━━ Exercise data
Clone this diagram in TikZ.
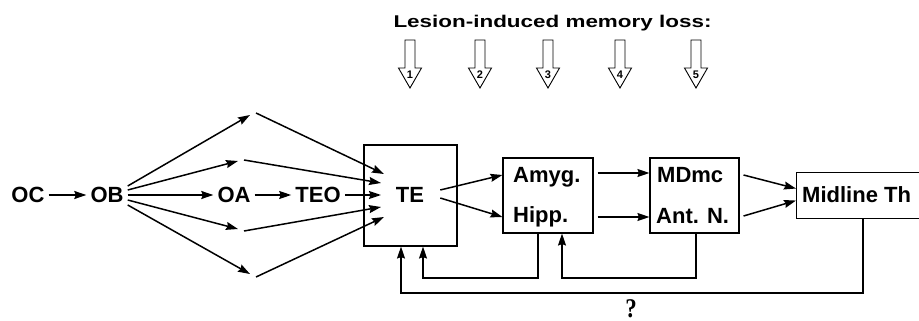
\documentclass[tikz,border=0pt]{standalone}
\usepackage{fontspec}
\setmainfont{Liberation Sans}
\newfontfamily\qfont{Liberation Serif}
\usetikzlibrary{arrows.meta,calc}
\begin{document}
\begin{tikzpicture}[x=1pt,y=-1pt,
  lbl/.style={font=\bfseries\fontsize{22}{24}\selectfont, inner xsep=4pt, inner ysep=2pt},
  inlbl/.style={font=\bfseries\fontsize{22}{24}\selectfont, inner sep=0pt, anchor=base west},
  boxx/.style={draw, line width=1.1pt, inner sep=0pt},
  arr/.style={line width=1.5pt, -{Stealth[length=12pt,width=8pt,inset=1.5pt]}},
  ln/.style={line width=1.3pt},
  hollow/.style={draw, line width=0.9pt, fill=white}
]
\clip (0,0) rectangle (919,321);
% title
\node[font=\bfseries\fontsize{17}{19}\selectfont] (title) at (552.5,23) {\scalebox{1.32}[1.0]{Lesion-induced memory loss:}};
% hollow arrows
\foreach \xx/\nn in {410/1,480/2,548/3,620/4,696/5}{
  \draw[hollow] (\xx-5,40) -- (\xx+5,40) -- (\xx+5,68) -- (\xx+11.5,68) -- (\xx,88) -- (\xx-11.5,68) -- (\xx-5,68) -- cycle;
  \node[font=\bfseries\fontsize{11}{12}\selectfont, inner sep=0pt] (h\nn) at (\xx,75) {\nn};
}
% main labels
\node[lbl] (OC) at (28,195) {OC};
\node[lbl] (OB) at (107,195) {OB};
\node[lbl] (OA) at (234,195) {OA};
\node[lbl] (TEO) at (318,195) {TEO};
% TE box
\node[boxx, minimum width=93pt, minimum height=101pt] (TEbox) at (410.5,195.5) {};
\node[lbl] (TE) at (410,195) {TE};
% Amyg/Hipp box
\node[boxx, minimum width=90pt, minimum height=75pt] (AH) at (548,195.5) {};
\node[inlbl] (Amyg) at (513,182) {Amyg.};
\node[inlbl] (Hipp) at (513,222) {Hipp.};
% MDmc / Ant N box
\node[boxx, minimum width=89pt, minimum height=75pt] (MA) at (694.5,195.5) {};
\node[inlbl] (MDmc) at (657,182) {MDmc};
\node[inlbl] (AntN) at (656,223) {Ant. N.};
% Midline box
\node[boxx, minimum width=150pt, minimum height=46pt, anchor=north west] (Mid) at (796,172) {};
\node[inlbl] (MidT) at (802,202) {Midline Th};
% relay coordinates
\coordinate (u1a) at (250,115); \coordinate (u1b) at (256,113);
\coordinate (u2a) at (238,161); \coordinate (u2b) at (244,160);
\coordinate (d2a) at (238,229); \coordinate (d2b) at (244,231);
\coordinate (d1a) at (250,274); \coordinate (d1b) at (256,277);
% TE entry points
\coordinate (t1) at (384,174);
\coordinate (t2) at (381,183);
\coordinate (t3) at (381,195);
\coordinate (t4) at (381,207);
\coordinate (t5) at (384,217);
% arrows
\draw[arr] (OC) -- (OB);
\draw[arr] ($(OB.east)+(0,-9)$) -- (u1a);
\draw[arr] ($(OB.east)+(0,-5)$) -- (u2a);
\draw[arr] (OB) -- (OA);
\draw[arr] ($(OB.east)+(0,5)$) -- (d2a);
\draw[arr] ($(OB.east)+(0,10)$) -- (d1a);
\draw[arr] (OA) -- (TEO);
\draw[arr] (u1b) -- (t1);
\draw[arr] (u2b) -- (t2);
\draw[arr] (TEO) -- (t3);
\draw[arr] (d2b) -- (t4);
\draw[arr] (d1b) -- (t5);
\draw[arr] ($(TE.east)+(12,-5)$) -- ($(AH.west)+(0,-20.5)$);
\draw[arr] ($(TE.east)+(12,3)$) -- ($(AH.west)+(0,21.5)$);
\draw[arr] ($(AH.east)+(4,-22.5)$) -- ($(MA.west)+(0,-22.5)$);
\draw[arr] ($(AH.east)+(4,21.5)$) -- ($(MA.west)+(0,21.5)$);
\draw[arr] ($(MA.east)+(4,-20.5)$) -- ($(Mid.west)+(0,-7)$);
\draw[arr] ($(MA.east)+(4,20.5)$) -- ($(Mid.west)+(0,5)$);
% feedback loops
\draw[ln, -{Stealth[length=12pt,width=8pt,inset=1.5pt]}] (AH.south -| 538,0) -- (538,278) -| (TEbox.south -| 423,0);
\draw[ln, -{Stealth[length=12pt,width=8pt,inset=1.5pt]}] (MA.south -| 696,0) -- (696,278) -| (AH.south -| 562,0);
\draw[ln, -{Stealth[length=12pt,width=8pt,inset=1.5pt]}] (Mid.south -| 863,0) -- (863,293) -| (TEbox.south -| 401,0);
\node[font=\qfont\bfseries\fontsize{27}{29}\selectfont, inner sep=0pt, anchor=base] (q) at (631,317) {\scalebox{0.85}[1.0]{?}};
\end{tikzpicture}
\end{document}
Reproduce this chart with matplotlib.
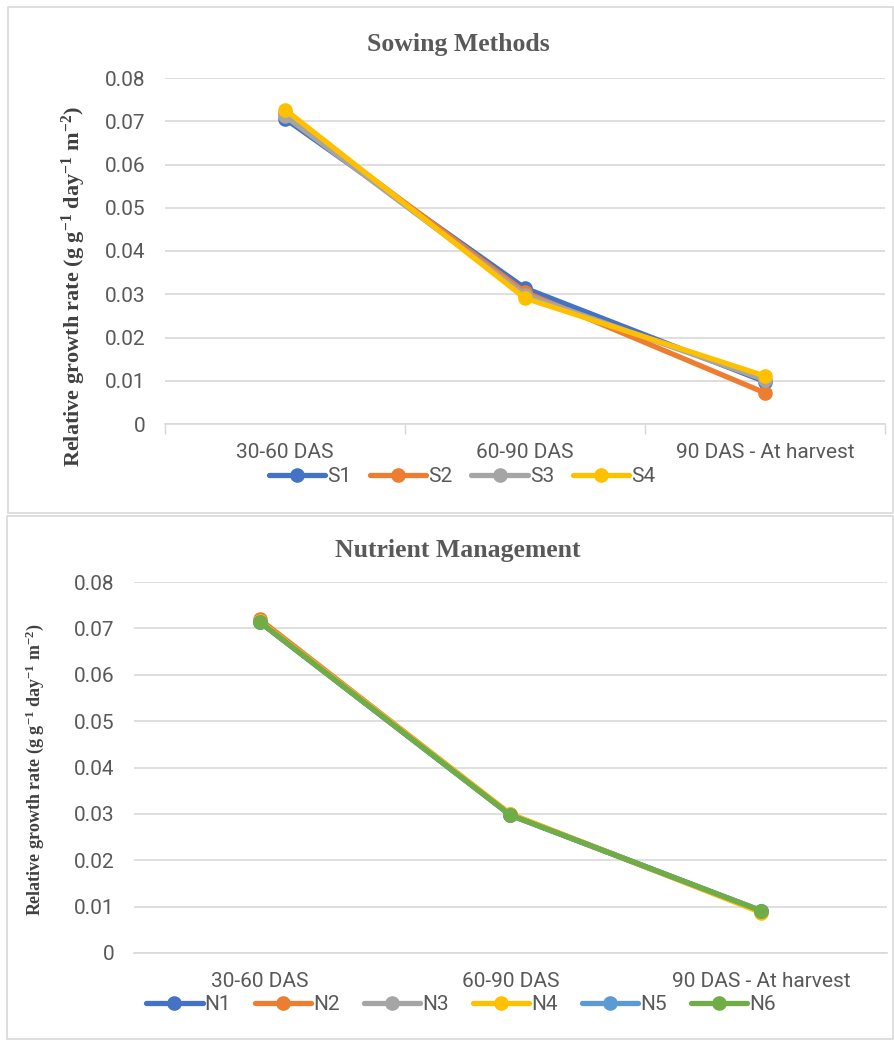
import matplotlib
matplotlib.use("Agg")
import matplotlib.pyplot as plt
from matplotlib.patches import Rectangle

plt.rcParams['font.family'] = ['Roboto', 'DejaVu Sans']
plt.rcParams['mathtext.fontset'] = 'custom'
plt.rcParams['mathtext.rm'] = 'Liberation Serif:bold'
plt.rcParams['mathtext.default'] = 'rm'

stages = ['30-60 DAS', '60-90 DAS', '90 DAS - At harvest']
yticks = [0, 0.01, 0.02, 0.03, 0.04, 0.05, 0.06, 0.07, 0.08]
ytick_labels = ['0', '0.01', '0.02', '0.03', '0.04', '0.05', '0.06', '0.07', '0.08']

sowing_names = ['S1', 'S2', 'S3', 'S4']
s1 = [0.0706, 0.0314, 0.0098]
s2 = [0.0718, 0.0305, 0.0072]
s3 = [0.0712, 0.0299, 0.0102]
s4 = [0.0727, 0.0291, 0.0111]

nutrient_names = ['N1', 'N2', 'N3', 'N4', 'N5', 'N6']
n1 = [0.0714, 0.0298, 0.0090]
n2 = [0.0720, 0.0299, 0.0089]
n3 = [0.0715, 0.0298, 0.0090]
n4 = [0.0716, 0.0300, 0.0087]
n5 = [0.0714, 0.0297, 0.0091]
n6 = [0.0714, 0.0297, 0.0091]

office = ['#4472C4', '#ED7D31', '#A5A5A5', '#FFC000', '#5B9BD5', '#70AD47']
ylab = r'Relative growth rate (g g$^{-1}$ day$^{-1}$ m$^{-2}$)'

W, H = 894, 1040
fig = plt.figure(figsize=(W / 100, H / 100), dpi=100)

# panel frames
for (x0, y0, x1, y1) in [(8, 7, 893, 513), (7, 516, 893, 1039)]:
    fig.patches.append(Rectangle((x0 / W, 1 - y1 / H), (x1 - x0) / W, (y1 - y0) / H,
                                 transform=fig.transFigure, fill=False,
                                 edgecolor='#D9D9D9', lw=1.2))


def panel(box, names, series, title, title_y, label_x, label_y, label_fs, leg_y, leg_x, ticks_out,
          colsp):
    l, t, r, b = box
    ax = fig.add_axes([l / W, 1 - b / H, (r - l) / W, (b - t) / H])
    x = range(len(stages))
    for i, (name, vals) in enumerate(zip(names, series)):
        ax.plot(x, vals, color=office[i], lw=3.8, marker='o', ms=9.5,
                solid_capstyle='round', label=name, zorder=3 + i)
    ax.set_xlim(-0.5, len(stages) - 0.5)
    ax.set_ylim(0, 0.08)
    ax.set_yticks(yticks)
    ax.set_yticklabels(ytick_labels, fontsize=15, color='#595959')
    ax.set_xticks(list(x))
    ax.set_xticklabels(stages, fontsize=15, color='#595959')
    ax.tick_params(axis='y', length=0, pad=14)
    ax.tick_params(axis='x', length=0, pad=14)
    if ticks_out:
        ax.set_xticks([-0.5, 0.5, 1.5, 2.5], minor=True)
        ax.tick_params(axis='x', which='minor', length=7, color='#D9D9D9', width=1)
    ax.grid(axis='y', color='#D9D9D9', lw=1.2)
    ax.set_axisbelow(True)
    for s in ['top', 'right', 'left']:
        ax.spines[s].set_visible(False)
    ax.spines['bottom'].set_color('#D9D9D9')
    ax.spines['bottom'].set_linewidth(1.2)
    fig.text(458 / W, 1 - title_y / H, title, ha='center', va='center',
             fontsize=18.5, fontweight='bold', family='Liberation Serif', color='#595959')
    fig.text(label_x / W, 1 - label_y / H, ylab, rotation=90, ha='center', va='center',
             fontsize=label_fs, fontweight='bold', family='Liberation Serif', color='#404040')
    ax.legend(loc='center', bbox_to_anchor=(leg_x / W, 1 - leg_y / H), bbox_transform=fig.transFigure,
              ncol=len(names), frameon=False, fontsize=15, handlelength=2.7, handletextpad=0.1,
              columnspacing=colsp, labelcolor='#595959', borderpad=0)
    return ax


panel((165, 78, 885, 424), sowing_names, [s1, s2, s3, s4], 'Sowing Methods', 45, 74, 287, 16,
      477, 462, True, 0.9)
panel((134, 582, 887, 953), nutrient_names, [n1, n2, n3, n4, n5, n6], 'Nutrient Management', 551,
      35, 770, 13, 1005, 461, False, 1.15)

fig.savefig('out.png', dpi=100)
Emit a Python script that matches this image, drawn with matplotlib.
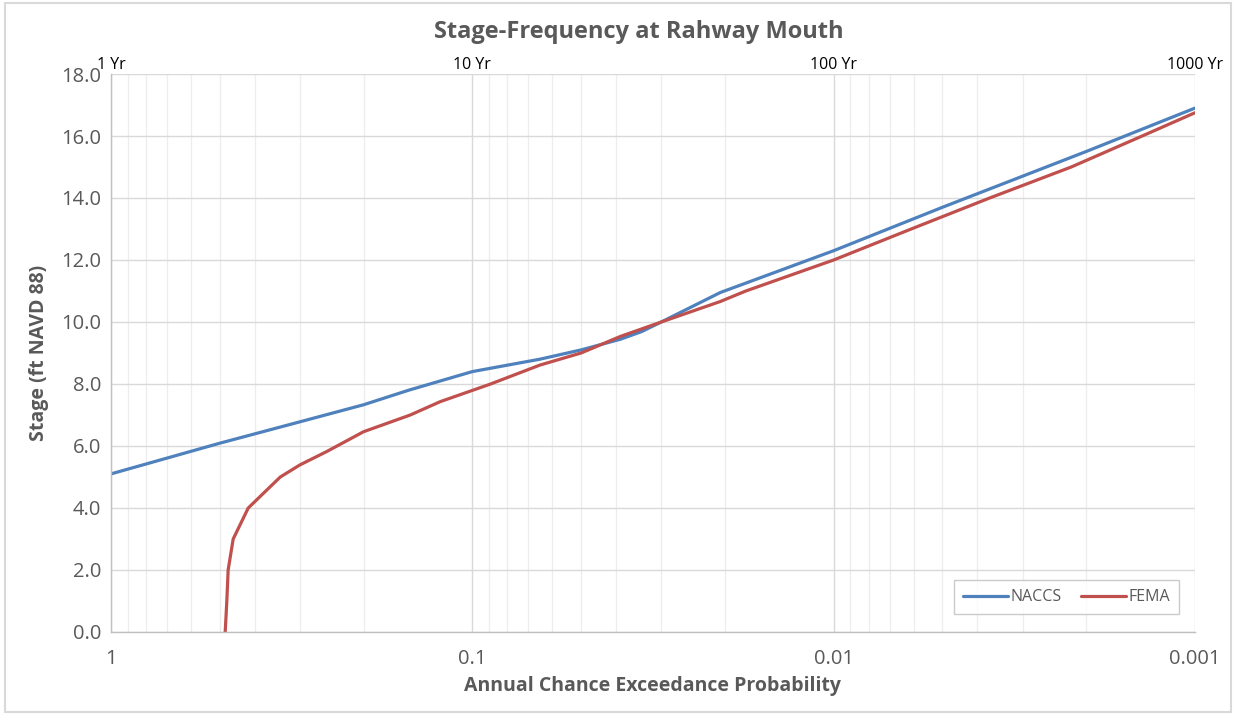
━━━━
▸ **Brief**
Every line from the one containing "Reproduce this chart with matplotlib." to the one containing "ylab = r'Relative" should be output exactly, both ends included. Nothing else goes in, and no pictures either.

▸ **Result for this exercise**
Reproduce this chart with matplotlib.
import matplotlib
matplotlib.use("Agg")
import matplotlib.pyplot as plt
from matplotlib.patches import Rectangle

plt.rcParams['font.family'] = ['Roboto', 'DejaVu Sans']
plt.rcParams['mathtext.fontset'] = 'custom'
plt.rcParams['mathtext.rm'] = 'Liberation Serif:bold'
plt.rcParams['mathtext.default'] = 'rm'

stages = ['30-60 DAS', '60-90 DAS', '90 DAS - At harvest']
yticks = [0, 0.01, 0.02, 0.03, 0.04, 0.05, 0.06, 0.07, 0.08]
ytick_labels = ['0', '0.01', '0.02', '0.03', '0.04', '0.05', '0.06', '0.07', '0.08']

sowing_names = ['S1', 'S2', 'S3', 'S4']
s1 = [0.0706, 0.0314, 0.0098]
s2 = [0.0718, 0.0305, 0.0072]
s3 = [0.0712, 0.0299, 0.0102]
s4 = [0.0727, 0.0291, 0.0111]

nutrient_names = ['N1', 'N2', 'N3', 'N4', 'N5', 'N6']
n1 = [0.0714, 0.0298, 0.0090]
n2 = [0.0720, 0.0299, 0.0089]
n3 = [0.0715, 0.0298, 0.0090]
n4 = [0.0716, 0.0300, 0.0087]
n5 = [0.0714, 0.0297, 0.0091]
n6 = [0.0714, 0.0297, 0.0091]

office = ['#4472C4', '#ED7D31', '#A5A5A5', '#FFC000', '#5B9BD5', '#70AD47']
ylab = r'Relative growth rate (g g$^{-1}$ day$^{-1}$ m$^{-2}$)'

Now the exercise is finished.